Pylos is an absolute must for anyone who travels around here and I think you will find that this is a common theme. It is very historical - essentially where the fight for independence was won - going back to the Trojan War, the Iliad and the Odyssey. In fact it is widely rumoured that Paris had his first s—g with Helen here, or better put consummated his relationship! The town itself is void of the heaving mass of European tourists and I understand that the area is popular with the wealthier inhabitants of Athens, many of whom have houses in this region, along with olive plantations. I was also struck by how few boats there were here although this is a theme of our trip the further South we went. Navarino Bay is a spectacular inland sea really guarded at its entrance by two fortresses. This is the view of the bay from Pylos itself which is on the South side as you enter the bay



We anchored at the far end of the bay as you look out. It is excellent anchorage in circa 10m just off the long Beach which unusually for the Ionians as a whole is sand. It is well protected and even when the wind picks up the sea remains calm being enclosed. This is the entrance to Navarino



It is really difficult to fully describe how beautiful this place is so I will drop a few photos and you can decide yourselves.
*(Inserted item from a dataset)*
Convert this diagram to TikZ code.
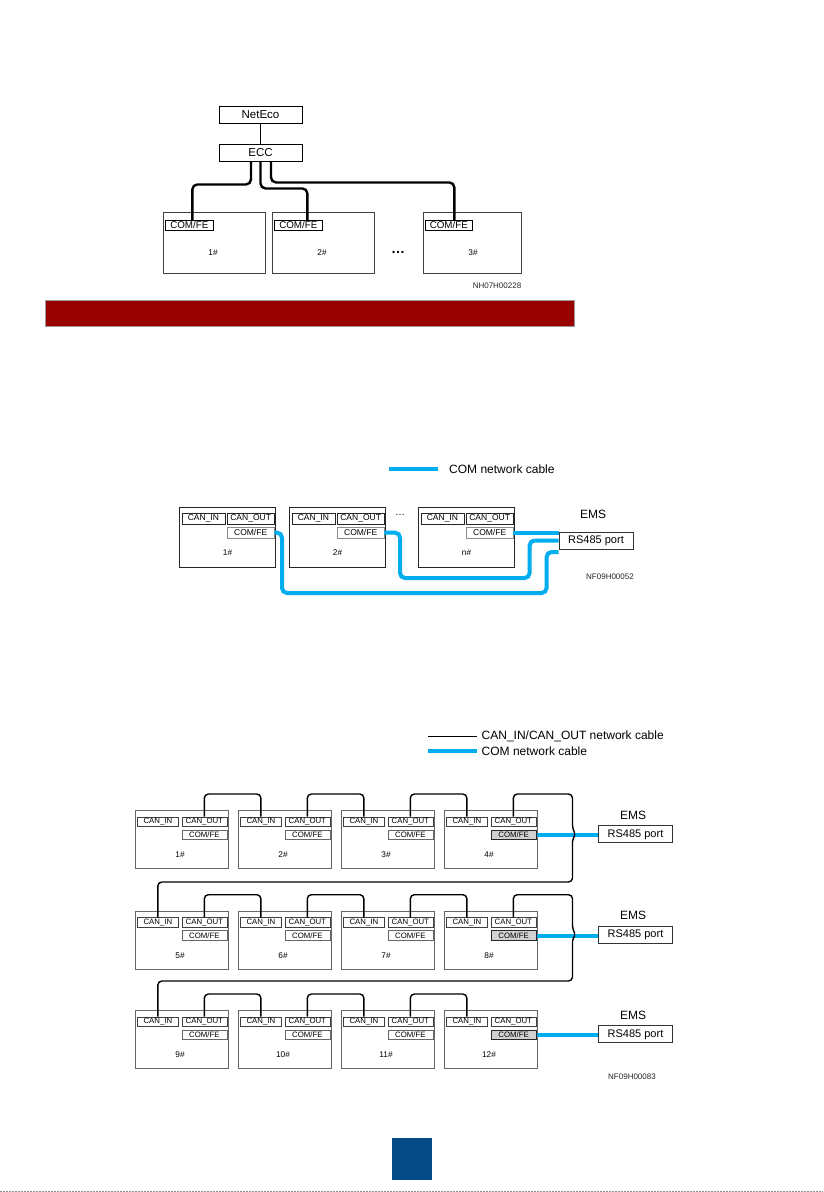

The gap you can see is not navigatable and you can wade across the gap pretty much in stunning water.





The above photo pretty much shows you the extent of the bay, with Pylos at the far end. For those who like beach bars there is an excellent one just down the beach, great frozen Margaritas, that mercifully closes at 8 ish meaning you get the kids back in relatively one piece! You can anchor just outside Pylos or even against the dock, but why do that when one can have your own beach!!

There is a lovely bay called Romano just the other side of the beach - below, where I really wanted to anchor for the night. But it is quite susceptible to the swell and only for really calm days. This shot is taken from the drone, as are many of the others, more about which later as per @Hurricane



What makes this place amazing is the variety of things to do. The fort in Pylos is beautifully renovated and well worth a visit. This is the Church which you can see is full of the influence of the various rulers of this strategic part of Greece. There is also a beautiful fort over Romano which is a good trek up, rewarded by amazing views. More on this later



It was time to leave Pylos and head further South and we chose an anchorage off the small island just opposite Methoni. There is anchoring available in Methoni and a small port but again, why meet fellow humans when you do not need to :). Again another stunning anchorage with only one boat to share with. The anchor did drag when setting so it took a couple of goes but we had a comfortable night with a small storm in the early evening that delivered a beautiful rainbow.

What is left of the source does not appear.